Чудо цивилизации тихонько заурчало, едва Пика открыл пухлую белую дверь. На внутренней стенке булькнула минералка. Ее живительная влага скользнула внутрь, принося удивительное наслаждение. Тарелки с остатками вчерашнего пиршества были аккуратно накрыты и расставлены стопочками заботливой женской рукой. Бывший зэк жадно открывал каждую и что-то отправлял в рот. Совершенно по-детски радуясь тому, что он вправе сделать это сколько угодно раз, не контролируя, что или кто находится за спиной.
— Боже, какое счастье! — мелькнуло в сознании бывшего художника. — Живи сейчас, бери лучшее, читай знаки…
Вот она долгожданная свобода. От этой мысли хотелось кататься по полу и поскуливать от охватившего чувства, названия которому так никто и не придумал, ибо правильно сформулировать смог бы только тот, кто девять лет ни за что, ни про что, чалился на зоне в глухой тайге Красноярского края.
Неожиданный звук вырвал Пику из состояния эйфории. Незнакомая мелодия вызова сотового телефона была настойчивой. На тумбочке у кровати на большом экране блестящего аппарата подмигивали цифры номера входящего звонка.
— А-алле, — он вдруг расхохотался от промелькнувшей мысли.
— Ты чего там? — непривычный «электронный» тембр голоса Дины оборвал его смех.
— Да… Вспомнилась сценка из фильма про Ивана Васильевича, где он впервые увидел магнитофон. Вот я примерно также стоял и смотрел на этот экран… Это был твой номер?
— Мой… Извини, если разбудила. Часа через два приеду. Хотела спросить, тебе рыбу приготовить или мясо?
— И то, и другое! — опять рассмеялся он.
— Сав, ты что, уже принял с утра?
— А можно? — он опять рассмеялся.
— Будешь баловаться, заставлю мыть посуду.
— Я ее начисто вылижу, — он не мог сдержать накатившей на него идиотской радости. — Чисто-пречисто. Чес-с-с слово!
— Ладно, — было слышно, как она тоже рассмеялась, — только дачу не спали.

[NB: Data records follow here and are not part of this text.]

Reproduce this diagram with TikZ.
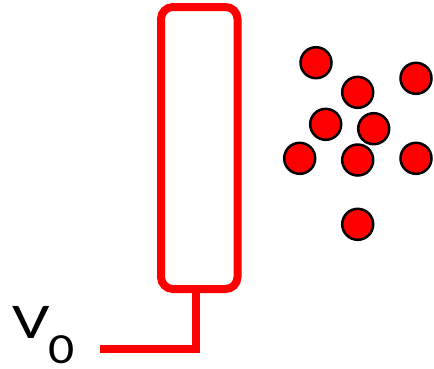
\documentclass[tikz,border=0pt]{standalone}
\usepackage{fontspec}
\setmainfont{Carlito}
\definecolor{tubered}{RGB}{255,0,0}
\begin{document}
\begin{tikzpicture}[x=1pt,y=-1pt,
  tubebox/.style={draw=tubered,line width=8pt,rounded corners=12pt,minimum width=76.5pt,minimum height=282pt,inner sep=0pt},
  wire/.style={draw=tubered,line width=7.5pt,line join=miter},
  particle/.style={circle,fill=tubered,draw=black,line width=2.5pt,minimum size=31pt,inner sep=0pt},
  lbl/.style={inner sep=0pt,text=black}]
\useasboundingbox (0,0) rectangle (434,368);
\node[tubebox] (tube) at (199.25,148) {};
\coordinate (stemtop) at (196,148);
\coordinate (corner) at (196,349);
\coordinate (wireend) at (100,349);
\draw[wire] (stemtop |- tube.south) -- (corner) -- (wireend);
\node[particle] (p1) at (316,62.7) {};
\node[particle] (p2) at (416,78.3) {};
\node[particle] (p3) at (357.7,92.3) {};
\node[particle] (p4) at (325.7,124.3) {};
\node[particle] (p5) at (373.7,128.7) {};
\node[particle] (p6) at (299.7,158.3) {};
\node[particle] (p7) at (357.7,160) {};
\node[particle] (p8) at (416,158.3) {};
\node[particle] (p9) at (357.7,224.3) {};
\node[lbl,anchor=base west] (v) at (12,338.3) {\scalebox{1.32}[1]{\fontsize{50pt}{50pt}\selectfont V}};
\node[lbl,anchor=base west] (sub) at (48.5,363) {\scalebox{1.2}[1]{\fontsize{43pt}{43pt}\selectfont 0}};
\end{tikzpicture}
\end{document}
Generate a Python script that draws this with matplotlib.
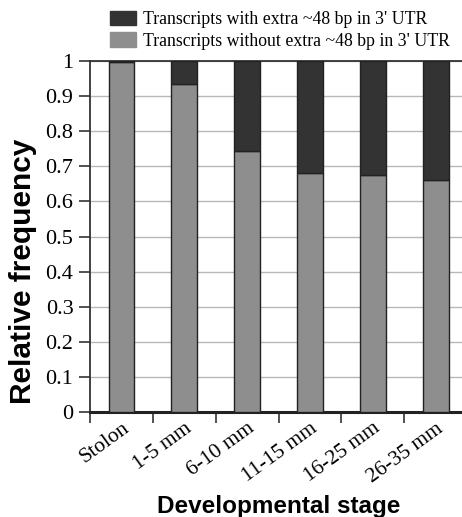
import numpy as np
import matplotlib
matplotlib.use("Agg")
import matplotlib.pyplot as plt
from matplotlib.patches import Patch

stages = ["Stolon", "1-5 mm", "6-10 mm", "11-15 mm", "16-25 mm", "26-35 mm"]
without_extra = [0.997, 0.934, 0.744, 0.681, 0.674, 0.661]
with_extra = [1 - v for v in without_extra]
yticks = [0, 0.1, 0.2, 0.3, 0.4, 0.5, 0.6, 0.7, 0.8, 0.9, 1]
ytick_labels = ["0", "0.1", "0.2", "0.3", "0.4", "0.5", "0.6", "0.7", "0.8", "0.9", "1"]

dark = "#333333"
grey = "#8e8e8e"
serif = "Liberation Serif"
sans = "Liberation Sans"

fig = plt.figure(figsize=(4.62, 5.17), dpi=100)
ax = fig.add_axes([0.195, 0.203, 0.816, 0.679])

x = np.arange(len(stages))
ax.bar(x, without_extra, width=0.41, color=grey, edgecolor="#222222", linewidth=1, zorder=3)
ax.bar(x, with_extra, width=0.41, bottom=without_extra, color=dark, edgecolor="#222222",
       linewidth=1, zorder=3)

ax.set_xlim(-0.5, 5.5)
ax.set_ylim(0, 1)
ax.set_yticks(yticks)
ax.set_yticklabels(ytick_labels, fontfamily=serif, fontsize=16)
ax.yaxis.grid(True, color="#b8b8b8", linewidth=1, zorder=0)

# ticks at the category boundaries, labels at bar centres
ax.set_xticks(np.arange(-0.5, 5.5, 1.0))
ax.set_xticklabels([])
ax.set_xticks(x, minor=True)
ax.set_xticklabels(stages, minor=True, rotation=36, ha="right", rotation_mode="anchor",
                   fontfamily=serif, fontsize=15.5)
ax.tick_params(axis="x", which="minor", length=0, pad=5)
ax.tick_params(axis="x", which="major", length=8, width=1.2, color="#333333")
ax.tick_params(axis="y", length=8, width=1.2, color="#333333", pad=4)

for s in ["left", "top", "right"]:
    ax.spines[s].set_color("#333333")
    ax.spines[s].set_linewidth(1.3)
ax.spines["bottom"].set_color("#222222")
ax.spines["bottom"].set_linewidth(2.2)

ax.set_ylabel("Relative frequency", fontfamily=sans, fontweight="bold", fontsize=21.5)
ax.yaxis.set_label_coords(-0.142, 0.40)
ax.set_xlabel("Developmental stage", fontfamily=sans, fontweight="bold", fontsize=17.5)
ax.xaxis.set_label_coords(0.5, -0.236)

handles = [Patch(facecolor=dark, edgecolor=dark), Patch(facecolor=grey, edgecolor=grey)]
fig.legend(handles, ["Transcripts with extra ~48 bp in 3' UTR",
                     "Transcripts without extra ~48 bp in 3' UTR"],
           loc="upper left", bbox_to_anchor=(0.215, 1.0), frameon=False,
           prop={"family": serif, "size": 12.8}, handlelength=1.45, handleheight=0.85,
           handletextpad=0.4, labelspacing=0.25, borderaxespad=0.2)

fig.savefig("out.png", dpi=100)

Пика застыл над туркой, наблюдая за процессом. Шапка свежемолотого кофе медленно погружалась в готовую закипеть воду. Приближался момент истины. Когда на темном фоне начало разрастаться светлое пятнышко пенки из мелких пузырьков, он перестал дышать, чтобы не вмешаться в предсказание. Через пару секунд картинка сложилась. Художник сразу догадался. Это был силуэт детской головки с волосами, стянутыми хвостиком на затылке… Полинка!
Дочка была единственной ниточкой, связывающей бывшего зэка с тем, ушедшим в прошлое миром. Даже не ниточкой, а тоненьким едва приметным волоском. Еще не оборванным окончательно. На зоне он обычно гнал прочь мысли о Полинке-пылинке, чтобы от бессилия и злобы не поставить точку, ибо ничто реальное их уже не связывало. А теперь вдруг те далекие годы явственно возникли из глубин памяти, растревожив его душу….

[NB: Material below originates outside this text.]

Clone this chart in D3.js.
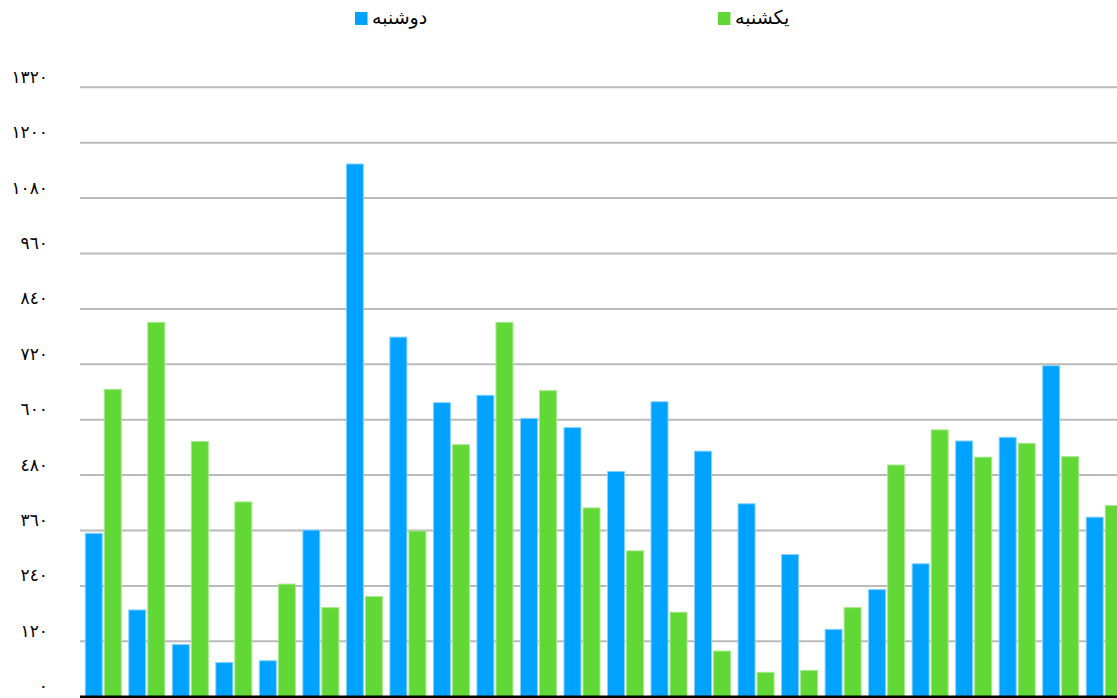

Он вырос в маленькой деревушке под Смоленском, где и школы-то не было. Ходил до десятого класса стремя погодками в соседнюю Ручьевку. Все свободное время что-то рисовал, заполняя одиночество работай над пейзажами и портретами. Постепенно детское увлечение стало смыслом его жизни. Родители рано погибли. Дед заменил и отца, и мать, но рассказывал о них мало, только повторял:
— Жили всегда вместе и ушли вместе. Судьба…

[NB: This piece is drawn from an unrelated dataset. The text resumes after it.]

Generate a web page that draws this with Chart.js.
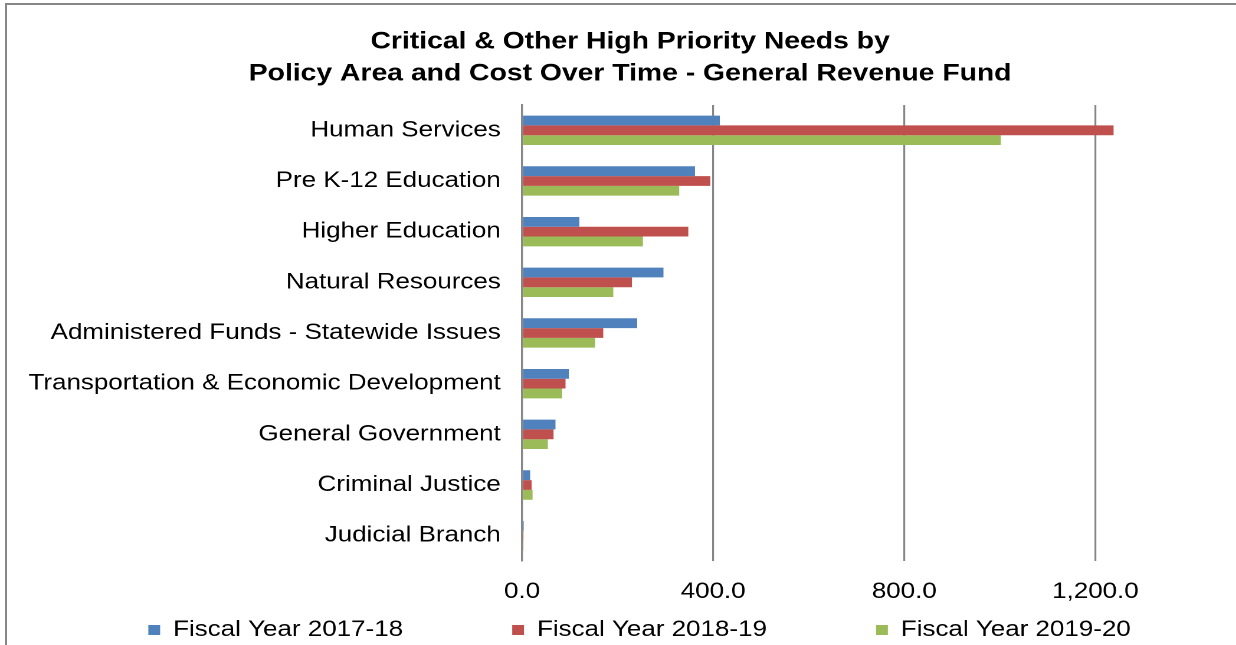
<!DOCTYPE html>
<html>
<head>
<meta charset="utf-8">
<script src="https://cdn.jsdelivr.net/npm/chart.js@4/dist/chart.umd.min.js"></script>
<style>
  html, body { margin: 0; padding: 0; background: #fff; overflow: hidden; }
  #frame {
    position: absolute; left: 5px; top: 3px; width: 1400px; height: 800px;
    border-top: 2px solid #868686; border-left: 2px solid #868686;
  }
  /* the source picture is stretched sideways, so the canvas is too */
  #chart { position: absolute; left: 0; top: 0; transform: scaleX(1.18); transform-origin: 0 0; }
</style>
</head>
<body>
<div id="frame"></div>
<canvas id="chart" width="1068" height="645"></canvas>
<script>
// Policy areas, top to bottom
const policyAreas = [
  'Human Services',
  'Pre K-12 Education',
  'Higher Education',
  'Natural Resources',
  'Administered Funds - Statewide Issues',
  'Transportation & Economic Development',
  'General Government',
  'Criminal Justice',
  'Judicial Branch'
];

const seriesNames = ['Fiscal Year 2017-18', 'Fiscal Year 2018-19', 'Fiscal Year 2019-20'];

// values
const fy2017_18 = [414, 362, 120, 296, 241, 98, 70, 17, 3.5];
const fy2018_19 = [1238, 394, 348, 230, 170, 91, 66, 20, 3];
const fy2019_20 = [1002, 329, 253, 191, 153, 84, 54, 22, 3];

const xTicks = [0, 400, 800, 1200];

const colors = ['#4F81BD', '#C0504D', '#9BBB59'];
const gridColor = '#868686';

// Excel centres the title and legend on the whole chart (not on the
// plot) and spreads the legend out, so move those boxes after layout
const boxNudge = {
  id: 'boxNudge',
  afterLayout(chart) {
    const t = chart.titleBlock;
    t.left = 0;
    t.right = chart.width;
    t.width = chart.width;

    const lg = chart.legend;
    const pad = lg.options.labels.padding;
    lg.maxWidth = chart.width + 100;
    lg.fit(); // redo the rows with the full width so nothing wraps
    lg.top = 630 - pad - 11;
    lg.bottom = chart.height;
    lg.height = lg.bottom - lg.top;
    lg.left = 8;
    lg.right = chart.width + 8;
    lg.width = chart.width;
  }
};

const ctx = document.getElementById('chart').getContext('2d');
new Chart(ctx, {
  type: 'bar',
  data: {
    labels: policyAreas,
    datasets: [fy2017_18, fy2018_19, fy2019_20].map((d, i) => ({
      label: seriesNames[i],
      data: d,
      backgroundColor: colors[i],
      borderWidth: 0,
      barPercentage: 1,
      categoryPercentage: 0.58
    }))
  },
  options: {
    indexAxis: 'y',
    responsive: false,
    devicePixelRatio: 2,
    animation: false,
    layout: { padding: { top: 0, left: 0, right: 58.7, bottom: 0 } },
    plugins: {
      title: {
        display: true,
        text: ['Critical & Other High Priority Needs by', 'Policy Area and Cost Over Time - General Revenue Fund'],
        color: '#000',
        font: { family: 'Liberation Sans, Arial, sans-serif', size: 24, weight: 'bold', lineHeight: 1.333 },
        padding: { top: 26, bottom: 15 }
      },
      legend: {
        position: 'bottom',
        maxHeight: 22,
        labels: {
          color: '#000',
          font: { family: 'Liberation Sans, Arial, sans-serif', size: 22 },
          boxWidth: 10,
          boxHeight: 10,
          padding: 92.5
        }
      },
      tooltip: { enabled: false }
    },
    scales: {
      x: {
        min: 0,
        max: 1400,
        afterBuildTicks: (scale) => {
          scale.ticks = xTicks.map(v => ({ value: v }));
        },
        ticks: {
          color: '#000',
          font: { family: 'Liberation Sans, Arial, sans-serif', size: 22 },
          padding: 17.8,
          maxRotation: 0,
          callback: (v) => Number(v).toLocaleString('en-US', { minimumFractionDigits: 1, maximumFractionDigits: 1 })
        },
        grid: { color: gridColor, lineWidth: 1.6, drawTicks: false },
        border: { display: false }
      },
      y: {
        afterFit: (scale) => { scale.width = 442.4; },
        ticks: {
          color: '#000',
          font: { family: 'Liberation Sans, Arial, sans-serif', size: 22 },
          padding: 18
        },
        grid: { display: false, drawTicks: false },
        border: { display: true, color: gridColor, width: 1.6 }
      }
    }
  },
  plugins: [boxNudge]
});
</script>
</body>
</html>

Сава с детства любил закаты. Прощание со светилом всегда наполняло его размышлениями о главном в жизни. Он забывал обо всем, погружаясь в какое-то гипнотическое состояние, впитывая последние лучи солнца. Не то, чтобы это всегда были мысли о смерти. Нет. Просто в этот момент он не мог думать о чем-то поверхностном. Тонкая грань перехода из светлого мира в темный была подобием портала в мир иллюзий. Частенько именно так в его душе рождались замыслы новых картин.